I found some weapons of mass destruction (WMDs) while travelling home last night. In need of a book or three, I popped into Books Etc in the rather plush 02 centre on Finchley Road and found, to my utmost pleasure, the next book in a series I’ve been reading since I was about 14. This book is….Adrian Mole and the Weapons of Mass Destruction. These books I like for two reasons:
1) They have been a part of my life (and I’d guess about half a million other 30somethings) since teenage years. Oh, the joy of something which isn’t changing for some faddish reason or other, or at least the sense of continuity. Well, Adrian has changed, but his OCD-related humour is as rich as ever. The same old characters, the terrible/ovely Ashby de la Zouch is a character in its own right (now Adrian has moved to a loft apartment in "The Old Battery Factory, Rat Wharf" – great names). There is Pandora, his mum Pauline, his ever eeyoreish dad and a new love interest called Marigold.

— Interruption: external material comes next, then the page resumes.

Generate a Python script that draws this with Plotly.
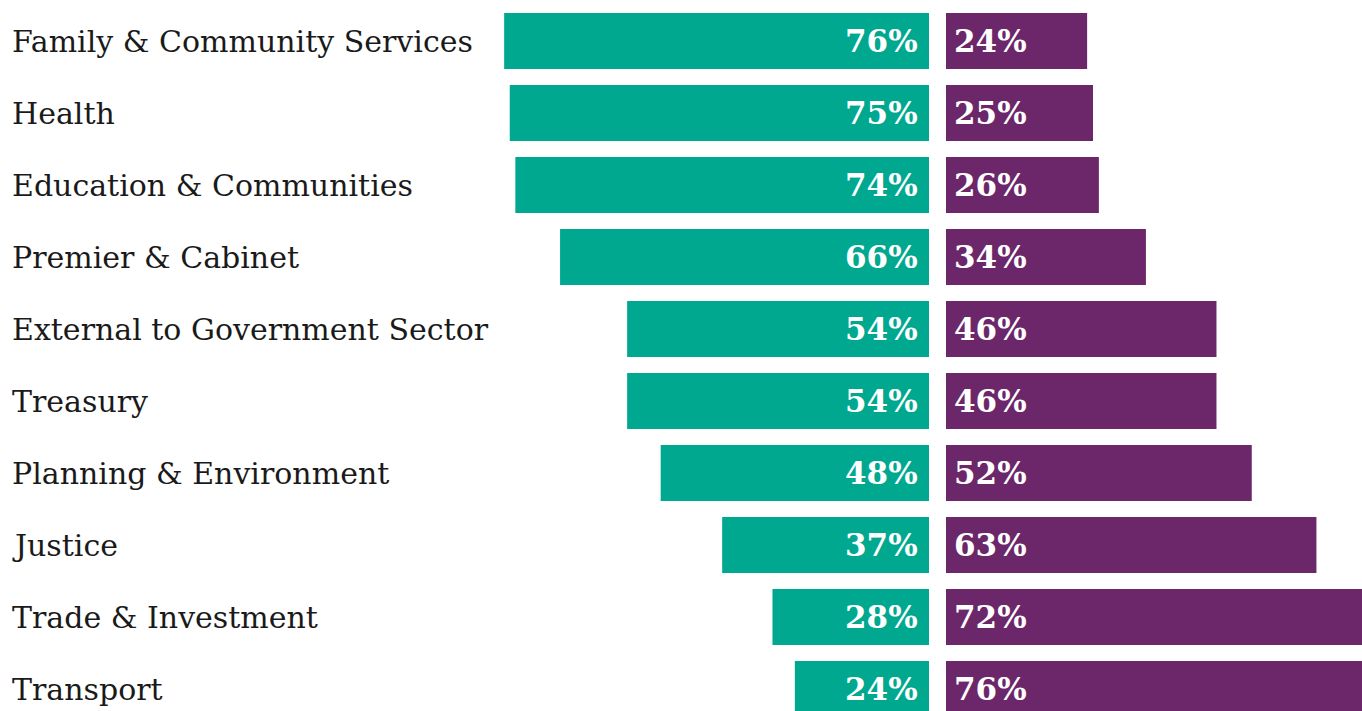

2) Lynn uses a Book Courier to read her endless pile of queued up novels. This is a little machine the size of a packet of 10 fags, which turns text files into synthesised speech and plays them back through headphones, kind of like an iPod for blindos (yes, it plays MP3s too). I use, well, my screwed up eyes to do same. However, before we married, I used to read books to her, and every now and then, a book appears which suits the ‘reading aloud’ bill perfectly. Adrian Moles are the ideal format. I also enjoyed reading Bridget Jones to her. So the reading of this book has a nice, sociable feel to it, and it does at least mean we have a good reason to skip TV for a couple of hours a night.
Sue Townsend, the AM author, is going blind – she might even be stone blind by now, and the outcome of this has surfaced in AM’s gay friend, Nigel, who is now on the partially sighted register. I wonder where ST will take us with this character? I’ve not found any wild inaccuracies yet (myself and Big Wife enjoy having a giggle when sightlings make totally incorrect assumptions about how we live). I also wonder how many pro authors have had to resort to access tech to write their stuff. I’m assuming this was written using JAWS or Window-Eyes…or at least Zoomtext.
I’m up to October 24th, and when Lynn was about to drift off to sleep (as she will do, not matter what is playing, and annoyingly, however good it is), then I had to tell her to hide the book as I’d have been taking sneaky peeks. But from what I’ve read so far, Sue Townsend, is, yet again, a folk hero, and the Victoria Wood of observational writing.